На кухне стояли старинные лавы. В первой комнате всегда был накрыт стол. Напитки приносили гости. Настоящее грузинское лоббио готовил сам хозяин. Во второй маленькой комнатке висели его картины и муляжи. Необыкновенные параджановские ассамбляжи и коллажи! Я всегда ими восхищался. Эти произведения были созданы из чего угодно, в дело шел любой материал: картон, стекло, перья, раковины, парча, ткань, дерево… Они вызывали восторг, ибо были продуктом неуемного творческого таланта и вкуса.
Кладовка была заполнена иконами и бесчисленными дипломами хозяина, которые он с удовольствием демонстрировал. Показывая мне дипломы, он жаловался на гонения, говорил, что один из его лучших фильмов «Цвет граната» показывают во многих странах, а в Союзе в прокат так и не пустили, обвинив в сюрреализме.
– А как тяжело было снимать эти сюрреалистические сцены. Однажды в Ереване на студийных съемках рядом со мной раздался страшный грохот. Это упал с колосников софит и разбился вдребезги у моих ног. Если бы он упал на один метр левее, меня бы уже не было. «Вы что там, с ума сошли?» – прокричал я. И тут, вместо извинения, я услышал: «А ты зачем на роль Саят Нова пригласил грузинку?».
Сам Параджанов был чужд какого либо шовинизма. Он дружил и с армянами, и с грузинами, и с украинцами. О том, как он глубоко проник в украинский народный эпос, свидетельствует фильм «Тени забытых предков».
Миша Сенин был его близким приятелем.

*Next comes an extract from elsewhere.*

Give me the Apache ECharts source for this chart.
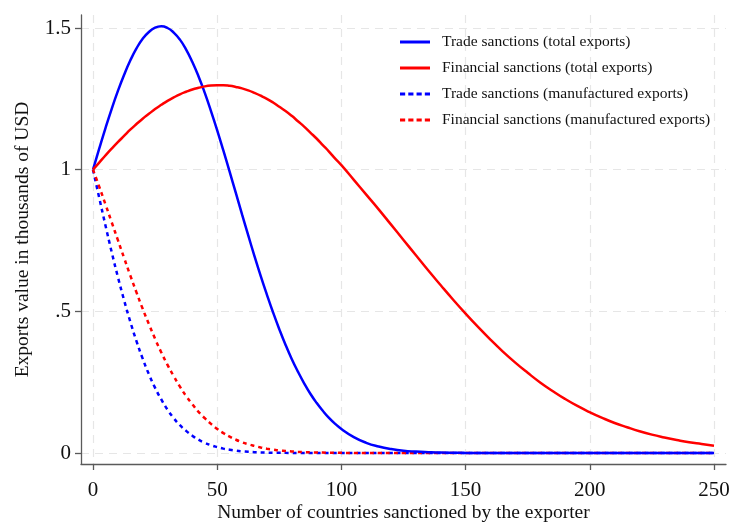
<!DOCTYPE html>
<html>
<head>
<meta charset="utf-8">
<script src="https://cdn.jsdelivr.net/npm/echarts@6/dist/echarts.min.js"></script>
<style>html,body{margin:0;padding:0;background:#fff;}#c{width:729px;height:523px;}</style>
</head>
<body>
<div id="c"></div>
<script>
// x: number of countries sanctioned by the exporter
const xs = [0,2.5,5,7.5,10,12.5,15,17.5,20,22.5,25,27.5,30,32.5,35,37.5,40,42.5,45,47.5,
  50,52.5,55,57.5,60,62.5,65,67.5,70,72.5,75,77.5,80,82.5,85,87.5,90,92.5,95,97.5,100,
  105,110,115,120,125,130,135,140,145,150,155,160,165,170,175,180,185,190,195,200,
  205,210,215,220,225,230,235,240,245,250];
const tradeTotal = [1,1.074,1.146,1.214,1.277,1.334,1.385,1.428,1.462,1.486,1.501,1.506,1.500,1.484,1.459,1.424,1.380,1.329,1.271,1.207,
  1.139,1.067,0.993,0.918,0.842,0.768,0.695,0.625,0.559,0.496,0.437,0.382,0.332,0.287,0.246,0.209,0.177,0.149,0.124,0.103,0.085,
  0.056,0.036,0.023,0.014,0.008,0.005,0.003,0.0015,0.0008,0.0004,0.0002,0.0001,0,0,0,0,0,0,0,0,
  0,0,0,0,0,0,0,0,0,0];
const finTotal = [1,1.025,1.050,1.074,1.097,1.119,1.141,1.161,1.180,1.197,1.214,1.229,1.243,1.255,1.266,1.275,1.283,1.289,1.294,1.297,
  1.298,1.298,1.296,1.292,1.287,1.280,1.271,1.261,1.250,1.237,1.222,1.207,1.190,1.171,1.152,1.131,1.110,1.087,1.064,1.039,1.016,
  0.964,0.912,0.860,0.806,0.752,0.698,0.644,0.592,0.541,0.492,0.445,0.400,0.358,0.319,0.283,0.249,0.219,0.191,0.166,0.144,
  0.124,0.106,0.091,0.077,0.065,0.055,0.046,0.038,0.032,0.026];
const tradeManuf = [1,0.901,0.804,0.710,0.622,0.540,0.464,0.395,0.333,0.278,0.230,0.189,0.153,0.123,0.098,0.078,0.061,0.047,0.036,0.0275,
  0.021,0.0155,0.0115,0.0084,0.006,0.0044,0.003,0.0022,0.0015,0.001,0.0007,0.0005,0.0003,0,0,0,0,0,0,0,0,
  0,0,0,0,0,0,0,0,0,0,0,0,0,0,0,0,0,0,0,0,
  0,0,0,0,0,0,0,0,0,0];
const finManuf = [1,0.940,0.878,0.815,0.752,0.689,0.627,0.567,0.509,0.455,0.403,0.355,0.311,0.271,0.234,0.201,0.172,0.145,0.123,0.103,
  0.085,0.070,0.058,0.047,0.038,0.031,0.025,0.0195,0.015,0.012,0.009,0.0073,0.0056,0.0043,0.0033,0.0025,0.0018,0.0014,0.001,0.0007,0.0005,
  0,0,0,0,0,0,0,0,0,0,0,0,0,0,0,0,0,0,0,0,
  0,0,0,0,0,0,0,0,0,0];
const xTicks = [0,50,100,150,200,250];
const yTicks = [0,0.5,1,1.5];
const seriesNames = ['Trade sanctions (total exports)','Financial sanctions (total exports)',
  'Trade sanctions (manufactured exports)','Financial sanctions (manufactured exports)'];

const pair = arr => xs.map((x,i)=>[x,arr[i]]);
const font = 'Liberation Serif';
const axisCol = '#5a5a5a';
const gridLine = {show:true, lineStyle:{color:'#e6e6e6', width:1.2, type:[8,6]}};
const solidIcon = 'path://M0,0h30v3h-30z';
const dashIcon = 'path://M0,0h5v3h-5zM8,0h5v3h-5zM16,0h5v3h-5zM24,0h5v3h-5z';

const chart = echarts.init(document.getElementById('c'), null, {renderer:'canvas'});
chart.setOption({
  animation:false,
  backgroundColor:'#fff',
  grid:{left:81, right:3, top:15, bottom:59, containLabel:false, outerBoundsMode:'none'},
  legend:{
    orient:'vertical', left:400, top:34, padding:0, itemWidth:30, itemHeight:14, itemGap:10,
    itemStyle:{borderWidth:0},
    textStyle:{fontFamily:font, fontSize:15.5, color:'#111', lineHeight:14, padding:[0,0,0,7]},
    data:[
      {name:seriesNames[0], icon:solidIcon},
      {name:seriesNames[1], icon:solidIcon},
      {name:seriesNames[2], icon:dashIcon},
      {name:seriesNames[3], icon:dashIcon}
    ]
  },
  xAxis:{
    type:'value', min:-4.83, max:254.83,
    name:'Number of countries sanctioned by the exporter', nameLocation:'middle', nameGap:39,
    nameMoveOverlap:false,
    nameTextStyle:{fontFamily:font, fontSize:19.5, color:'#111'},
    axisLine:{show:true, onZero:false, lineStyle:{color:axisCol, width:1.3}},
    axisTick:{show:true, length:6, customValues:xTicks, lineStyle:{color:axisCol, width:1.3}},
    axisLabel:{customValues:xTicks, margin:16, fontFamily:font, fontSize:21, color:'#111'},
    splitLine:gridLine
  },
  yAxis:{
    type:'value', min:-0.0388, max:1.5459,
    name:'Exports value in thousands of USD', nameLocation:'middle', nameGap:48, nameRotate:90,
    nameMoveOverlap:false,
    nameTextStyle:{fontFamily:font, fontSize:19.5, color:'#111'},
    axisLine:{show:true, onZero:false, lineStyle:{color:axisCol, width:1.3}},
    axisTick:{show:true, length:6, customValues:yTicks, lineStyle:{color:axisCol, width:1.3}},
    axisLabel:{customValues:yTicks, margin:10, fontFamily:font, fontSize:21, color:'#111',
      formatter:v=>String(v).replace(/^0\./,'.')},
    splitLine:gridLine
  },
  series:[
    {name:seriesNames[0], type:'line', data:pair(tradeTotal), smooth:true, showSymbol:false, symbol:'none',
     lineStyle:{color:'#0000ff', width:2.5}, itemStyle:{color:'#0000ff'}, z:4},
    {name:seriesNames[1], type:'line', data:pair(finTotal), smooth:true, showSymbol:false, symbol:'none',
     lineStyle:{color:'#ff0000', width:2.5}, itemStyle:{color:'#ff0000'}, z:4},
    {name:seriesNames[2], type:'line', data:pair(tradeManuf), smooth:true, showSymbol:false, symbol:'none',
     lineStyle:{color:'#0000ff', width:2.5, type:[4,4]}, itemStyle:{color:'#0000ff'}, z:3},
    {name:seriesNames[3], type:'line', data:pair(finManuf), smooth:true, showSymbol:false, symbol:'none',
     lineStyle:{color:'#ff0000', width:2.5, type:[4,4]}, itemStyle:{color:'#ff0000'}, z:3}
  ]
});
</script>
</body>
</html>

Я дважды был свидетелем, как хозяин вставал из за стола и говорил:
– Продолжайте тут беседовать и закусывать без меня. Если прийдут еще гости, примите их как следует, а нам с Мишей нужно поехать по одному важному делу.
Никто не удивлялся, хотя время шло к двенадцати ночи.
Посетители менялись, как в калейдоскопе. Когда я посетил его в первый раз и разговорился за столом с балетмейстером Киевского оперного театра Шекерой, то оказалось, что он в этом доме тоже в первый раз.
После того как посадили Сергея Иосифовича якобы за нетрадиционную сексуальную ориентацию, как говорят теперь, к Мише Сенину, который был его другом, пришли на работу двое в штатском и долго с ним беседовали в комнате спецчасти. Очевидно, он был сильно напуган и на следующий день исчез. Только через несколько дней его обнаружили в своей квартире. Взломали дверь. Миша Сенин лежал в ванной с перерезанными венами. Все умолкли, пораженные этим зрелищем. И тут стало слышно, как в пустой гостиной громко тикают каретные часики.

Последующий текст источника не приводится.